国際連携も強化:プルミエール・ヴィジョンとパートナーシップ。特設ブースも設置
さらに、展示と並行して開催されるセミナープログラムでは、フランス・パリで開催される国際見本市「プルミエール・ヴィジョン(Première Vision)」の最新トレンドやエコ・イノベーションを紹介する特別講演も実施される。プルミエール・ヴィジョン ジャパンの代表と、フランス本国のディレクターが登壇し、国際的な視点から素材開発やサステナビリティに関する知見が共有される予定だ。

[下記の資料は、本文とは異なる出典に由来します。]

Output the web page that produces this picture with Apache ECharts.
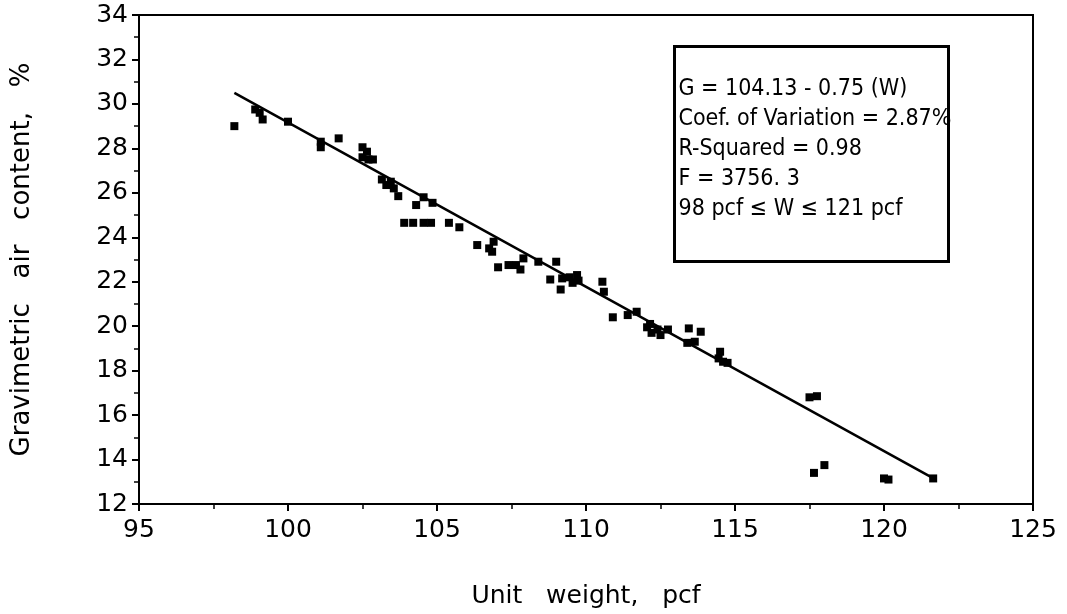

また、国際連携にも力を入れるJFWは、昨年の「トラノイ東京」に続き、プルミエール・ヴィジョンとのパートナーシップを締結。今回の東京展では、3階に「ワッツ・ネクスト・インフォメーション(What’s Next Information)」クリエイティブ・ポール――「プルミエール・ヴィジョン」特設コーナー――を設置し、2026年春夏のシーズンカラーをはじめとしたトレンド提案や、プルミエール・ヴィジョンのプロモーション、出展希望企業との相談対応などを行う。
今後の展望やデザイナー、コレクション事業との連携も
古茂田事務局長は、従来の展示会で多く見られた団体出展が今回は少ない点について、「補助金など自治体予算のタイミングが5月開催に合わず、結果として企業単位の出展が中心となった。ただ、ジャパンクリエーションに出展していたところの多くは、11月展には出展すると言っている。また、2026年に向けて予算化を進めるため、今回は出展していないが、ぜひ見て参考にしたいという申し入れもいくつか来ている」と説明した。
また、コレクションブランドとのマッチングやコレクション事業との連携については、「5月展では特に大きなものはありませんし、現時点ではまだ内容は発表できませんが、11月展に向けて動いています。パリや東京のファッションウィークに参加しているデザイナーのうち、毎回20人近くが来場しています。我々が紹介させていただいたことがきっかけとなり、次のシーズンにつながったという実績も出てきているので、それを仕組みにできるようにしたい」と語った。